Cinema could bring it back—not as a rebooted throwback, but as an anthropology of motion. The trick isn’t bigger CGI; it’s weight. Put rubber back on cameras. Let a real 60 km/h, lens skimming two handspans above tarmac, out-thrill a synthetic Mach 10. Focus on hands: knuckles blanching, wrist angles, the micro-duels between throttle and brainstem. Shoot the build nights where identity is milled from aluminum and bad decisions. Show consequence as craft, not as punishment. The human returns when the frame respects friction.

As for us, no—we aren’t smaller. We’re conflicted. We want thunder without carbon. Rite without wreckage. Dragon’s breath and a clean shirt. That tension is not a bug; it’s the dramatic engine. Maybe the new covenant looks like this: more tracks and fewer intersections; more dawn roads and fewer midnight crowds; cars that can sip electrons on weekdays and drink fire on weekends. Maybe the monsters survive as chimeras: hybrids of conscience and appetite, machines that let us argue with time without lying to tomorrow.

All of this—bones on a brake pedal, pulse trying to pass the needle, turbo singing hot secrets—happens on a pebble of rock adrift in a black ocean. Driving is an argument with distance and a love letter to scale. You bend road because spacetime, generous and indifferent, allows it. You, the machine, the city’s grid: three brief arrangements of matter negotiating meaning. The poetry lives in that negotiation. It always did.

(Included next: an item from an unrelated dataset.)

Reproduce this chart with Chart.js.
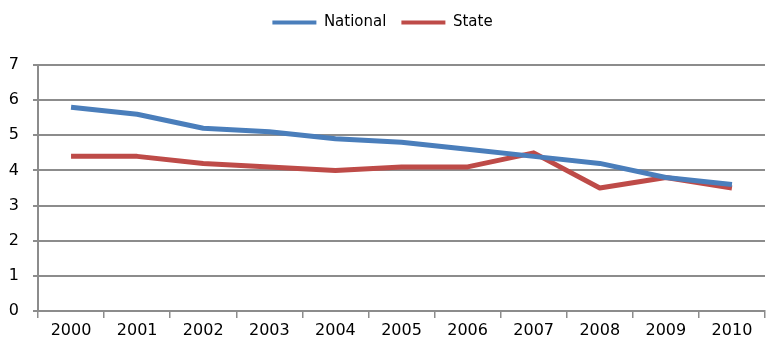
<!DOCTYPE html>
<html>
<head>
<meta charset="utf-8">
<script src="https://cdn.jsdelivr.net/npm/chart.js@4/dist/chart.umd.min.js"></script>
<style>
  html, body { margin: 0; padding: 0; background: #fff; }
  #wrap { width: 767px; height: 345px; }
</style>
</head>
<body>
<div id="wrap"><canvas id="c" width="767" height="345"></canvas></div>
<script>
const years = ['2000','2001','2002','2003','2004','2005','2006','2007','2008','2009','2010'];
const nationalValues = [5.8, 5.6, 5.2, 5.1, 4.9, 4.8, 4.6, 4.4, 4.2, 3.8, 3.6];
const stateValues = [4.4, 4.4, 4.2, 4.1, 4.0, 4.1, 4.1, 4.5, 3.5, 3.8, 3.5];

const FONT = "'DejaVu Sans', sans-serif";
const gridGray = '#8c8c8c';

// extra room between the legend and the plot area
const legendSpace = {
  id: 'legendSpace',
  beforeInit(chart) {
    const legend = chart.legend;
    const origFit = legend.fit;
    legend.fit = function () {
      origFit.call(this);
      this.height += 25;
    };
  }
};

new Chart(document.getElementById('c'), {
  type: 'line',
  data: {
    labels: years,
    datasets: [
      { label: 'National', data: nationalValues, borderColor: '#4a7ebb', backgroundColor: '#4a7ebb',
        borderWidth: 5, pointRadius: 0, tension: 0, borderJoinStyle: 'round', borderCapStyle: 'butt' },
      { label: 'State', data: stateValues, borderColor: '#be4b48', backgroundColor: '#be4b48',
        borderWidth: 5, pointRadius: 0, tension: 0, borderJoinStyle: 'round', borderCapStyle: 'butt' }
    ]
  },
  plugins: [legendSpace],
  options: {
    responsive: false,
    animation: false,
    layout: { padding: { left: 0, right: 2, top: 0, bottom: 0 } },
    plugins: {
      tooltip: { enabled: false },
      legend: {
        position: 'top',
        labels: {
          boxWidth: 44, boxHeight: 4, padding: 15,
          color: '#000', font: { family: FONT, size: 15 },
          generateLabels(chart) {
            return chart.data.datasets.map((ds, i) => ({
              text: ds.label, fillStyle: ds.borderColor, strokeStyle: ds.borderColor,
              lineWidth: 0, hidden: false, datasetIndex: i, fontColor: '#000'
            }));
          }
        }
      }
    },
    scales: {
      x: {
        offset: true,
        grid: { offset: true, drawOnChartArea: false, drawTicks: true, tickLength: 7, color: gridGray, lineWidth: 1.5 },
        border: { color: gridGray, width: 2 },
        ticks: { color: '#000', font: { family: FONT, size: 16 }, padding: 3, maxRotation: 0 },
        afterFit: s => { s.height = 34; }
      },
      y: {
        min: 0, max: 7,
        ticks: { stepSize: 1, color: '#000', font: { family: FONT, size: 16 }, padding: 14 },
        grid: { color: gridGray, lineWidth: 2, tickLength: 5 },
        border: { color: gridGray, width: 2 },
        afterFit: s => { s.width = 38; }
      }
    }
  }
});
</script>
</body>
</html>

So yes, I miss the revving monsters. I miss how they translated yearning into decibels and taught the night to listen. But grief is also guidance. It tells us what to protect: tactility, consequence, the clean geometry of risk honestly taken. Whether it’s a yellow TAXI carving arteries, a backyard turbo waking the moon, or a silent motor folding the horizon, the bargain remains the same. For a breath, the universe offers you momentum in exchange for attention. Pay in full. Earn the gear. And remember that feeling when the world narrows to a ribbon of road and you—fragile, furious, beautifully temporary—are certain how to answer.